The coming Polish presidency of the EU
Can Komorowski steady the creaking ship?
Hosted by: Australian Institute of International Affairs in Sydney
The event will start on: Tuesday, 31 May 2011 6:00 PM
And will end on: Tuesday, 31 May 2011 7:30 PM
At The Glover Cottages, Sydney
02 9247 8504 nsw.branch@aiia.asn.au
Posted by: nsw
On July 1, Poland takes up the presidency of the European Union. In picking up the baton from France for the second half of this year, Polish president Bronisław Komorowski faces formidable challenges as the 27-nation bloc faces dissent within its ranks, a significant threat to the future of the Eurozone with several of its members needing bail outs, and concern over European foreign and migration policies, as the NATO involvement in conflicts in Afghanistan and Libya continue. There is also the issue of the proposed US anti-ballistic missile system in Poland deemed needed to protect the West from Iran.
Sandwiched between two old enemies, Germany and Russia, Poland has to negotiate skillfully with both, while watching on as Chancellor Angela Merkel and President Dmitri Medvedev draw closer.
Poland, along with former Warsaw Pact neighbours Hungary, the Czech Republic and Slovakia, is so worried about its medium term security that it is leading these countries to form a 'battle group' outside NATO and independent of it. View The Visegrad Group's battle plan.
As a country of 38 million people, Poland has seen dramatic change since the collapse of the Soviet Union more than two decades ago, when the Warsaw Pact broke up and it became an important member of the EU and of NATO. Poland and Australia enjoy very good relations, not least because there is a hard-working Polish community of 164,000 people in our country, half of whom were born in Poland.
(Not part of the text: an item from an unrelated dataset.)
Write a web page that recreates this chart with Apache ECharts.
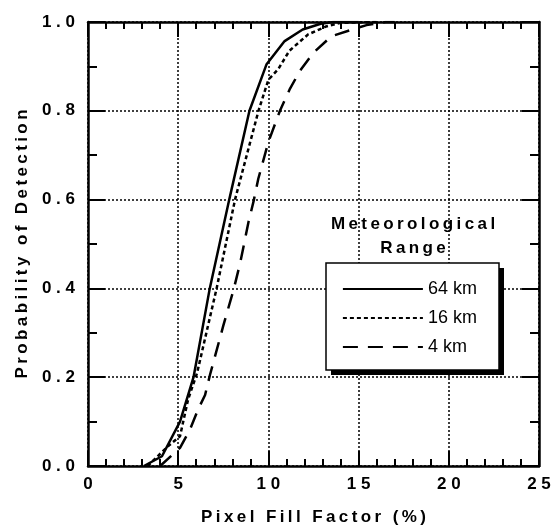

Meet HE Andrzej Jaroszynski, Ambassador of Poland
Mr Jaroszynski has been Polish Ambassador to Australia since late 2008. Since joining the Polish foreign service in 1990, he has served overseas in Chicago, Washington, as deputy head of mission, and in Oslo, as ambassador to Norway. Immediately before taking up his current position in Canberra, he was director of the Department of the Americas in the Ministry of Foreign Affairs in Warsaw. A graduate from the University of Maria Curie-Sklodowska, he held a number of academic positions at the Catholic University of Lublin, before joining the Polish diplomatic service. He has just returned from Warsaw briefings on the Polish presidency.